The answer is too short that I think I've gone wrong at some point!
Q: If $p$ is prime, then the nonzero elements of $\mathbb{Z}_p$ form a group of order $p-1$ under multiplication. Show that this statement is false if $p$ is not prime.
A: $p$ is not prime, so take it $p=4$. Then $\mathbb{Z}_4 \backslash \{\bar{0}\}=\{\bar{1},\bar{2},\bar{3}\}$. It is a monoid, but since $\bar{2}$ does not have an inverse element, then $\mathbb{Z}_4 \backslash \{\bar{0}\}$ is not a group.
On
Let $n>1$ be a non-prime natural number.
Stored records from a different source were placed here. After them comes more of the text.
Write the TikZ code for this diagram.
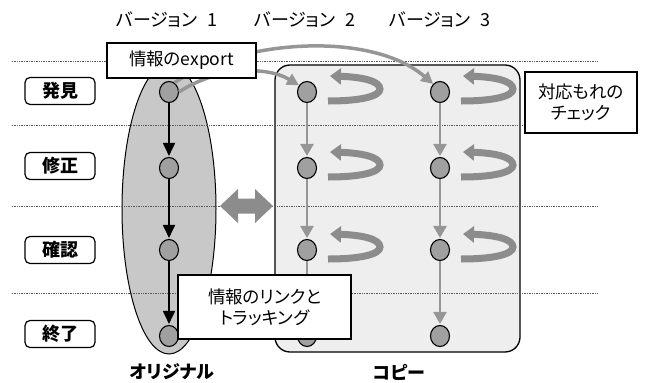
\documentclass[tikz,border=0pt]{standalone}
\usepackage{fontspec}
\setmainfont{Noto Sans CJK JP}[RawFeature=+palt]
\usetikzlibrary{arrows.meta,calc,shapes.geometric}
\definecolor{ellgray}{RGB}{200,200,200}
\definecolor{rectgray}{RGB}{238,238,238}
\definecolor{dotgray}{RGB}{160,160,160}
\definecolor{arrgray}{RGB}{150,150,150}
\definecolor{ugray}{RGB}{140,140,140}
\definecolor{linegray}{RGB}{90,90,90}
\tikzset{
  lbl/.style={draw, rounded corners=5pt, minimum width=70pt, minimum height=27pt, inner sep=0pt, line width=1.2pt, font=\bfseries\fontsize{18}{18}\selectfont},
  dotnode/.style={ellipse, draw, fill=dotgray, minimum width=19pt, minimum height=21pt, inner sep=0pt, line width=1.1pt},
  txtbox/.style={draw, fill=white, line width=1.2pt, align=center, inner sep=0pt, font=\fontsize{17.5}{21}\selectfont},
  hdr/.style={font=\fontsize{18}{18}\selectfont, inner sep=0pt},
  ftr/.style={font=\bfseries\fontsize{18}{18}\selectfont, inner sep=0pt},
  garrow/.style={draw=arrgray, line width=2.6pt, -{Triangle[width=13pt,length=12pt]}, shorten >=1pt},
  barrow/.style={draw=black, line width=1.8pt, -{Triangle[width=12pt,length=13pt]}, shorten >=1pt},
  uturn/.style={draw=ugray, line width=7pt, -{Triangle[width=16pt,length=11pt]}},
  exparrow/.style={draw=arrgray, line width=3.5pt, -{Triangle[width=12pt,length=12pt]}},
  guide/.style={draw=linegray, line width=0.7pt, dash pattern=on 0.8pt off 0.9pt},
}
\begin{document}
\begin{tikzpicture}[x=1pt,y=-1pt]
\useasboundingbox (0,0) rectangle (646,383);
% groups
\draw[fill=ellgray, line width=1pt] (169,209) ellipse [x radius=47, y radius=145];
\draw[fill=rectgray, line width=1.3pt, rounded corners=15pt] (275,65) rectangle (520,352);
% guide lines
\foreach \y in {61,125,206,293} \draw[guide] (12,\y) -- (597,\y);
% double arrow
\fill[ugray] (220,206) -- (238,189) -- (238,198.5) -- (255,198.5) -- (255,189) -- (273,206)
  -- (255,223) -- (255,213.5) -- (238,213.5) -- (238,223) -- cycle;
% circles
\foreach \n/\y in {a/92,b/168,c/250,d/336} {
  \node[dotnode] (o\n) at (169,\y) {};
  \node[dotnode] (p\n) at (307,\y) {};
  \node[dotnode] (q\n) at (440,\y) {};
}
% export arrows
\draw[exparrow] (oa.60) .. controls (240,40) and (370,30) .. (qa.130);
\draw[exparrow] (oa.east) .. controls (215,68) and (265,65) .. (pa.140);
% vertical arrows
\foreach \s/\t in {a/b,b/c,c/d} {
  \draw[barrow] (o\s.south) -- (o\t.north);
  \draw[garrow] (p\s.south) -- (p\t.north);
  \draw[garrow] (q\s.south) -- (q\t.north);
}
% u-turn arrows
\foreach \c in {pa,pb,pc,qa,qb,qc} {
  \draw[uturn] ($(\c)+(21,9)$) .. controls ($(\c)+(55,9)$) and ($(\c)+(73,4)$) .. ($(\c)+(73,-3)$)
    .. controls ($(\c)+(73,-11)$) and ($(\c)+(55,-15)$) .. ($(\c)+(23,-16)$);
}
% text boxes
\node[txtbox, minimum width=149pt, minimum height=35pt] (exp) at (181.5,60.5) {情報のexport};
\node[txtbox, minimum width=173pt, minimum height=64pt] (link) at (264.5,307) {情報のリンクと\\トラッキング};
\node[txtbox, minimum width=112pt, minimum height=61pt] (chk) at (581,102.5) {対応もれの\\チェック};
% row labels
\node[lbl] (l1) at (60,91) {発見};
\node[lbl] (l2) at (60,166) {修正};
\node[lbl] (l3) at (60,250) {確認};
\node[lbl] (l4) at (60,334) {終了};
% headers
\node[hdr] (h1) at (167,20) {バージョン\hspace{10pt}1};
\node[hdr] (h2) at (305,20) {バージョン\hspace{10pt}2};
\node[hdr] (h3) at (440,20) {バージョン\hspace{10pt}3};
% footers
\node[ftr] (f1) at (172,372) {オリジナル};
\node[ftr] (f2) at (399,372) {コピー};
\end{tikzpicture}
\end{document}
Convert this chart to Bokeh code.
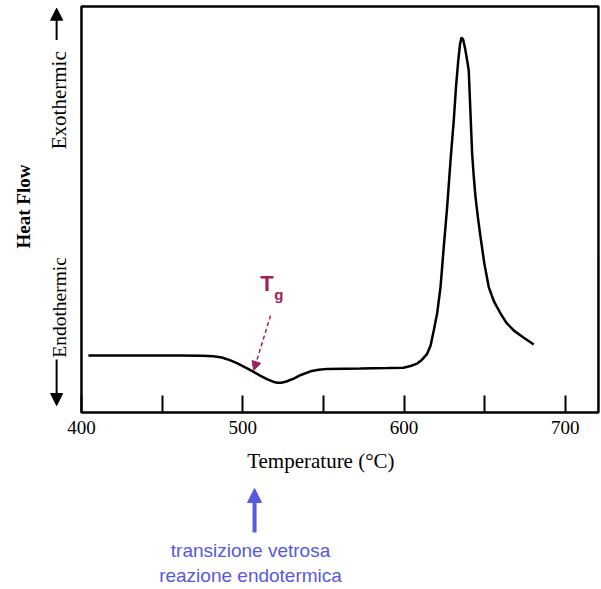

Therefore there exist $a,b \in \{2, 3 ,\ldots n-1\}$ such that $p = ab$ and consequently $0 = ab$ in ${\mathbb Z}_n$. Then one can see that $a,b$ do not have inverse, since otherwise, if $a'$ and $b'$ be their inverse, one have that $a.a'=b.b'=1$ from one hand, and from other hand $ab=0$, where these together means that $a=b=0$ which contradicts $a,b \in \{2, 3 ,\ldots n-1\}$. So ${\mathbb Z}_n$ can not be a multiplicative group.
Hint: if $n$ is composite, then the set of non-zero elements of $\mathbb{Z}_n$ is not closed under multiplication.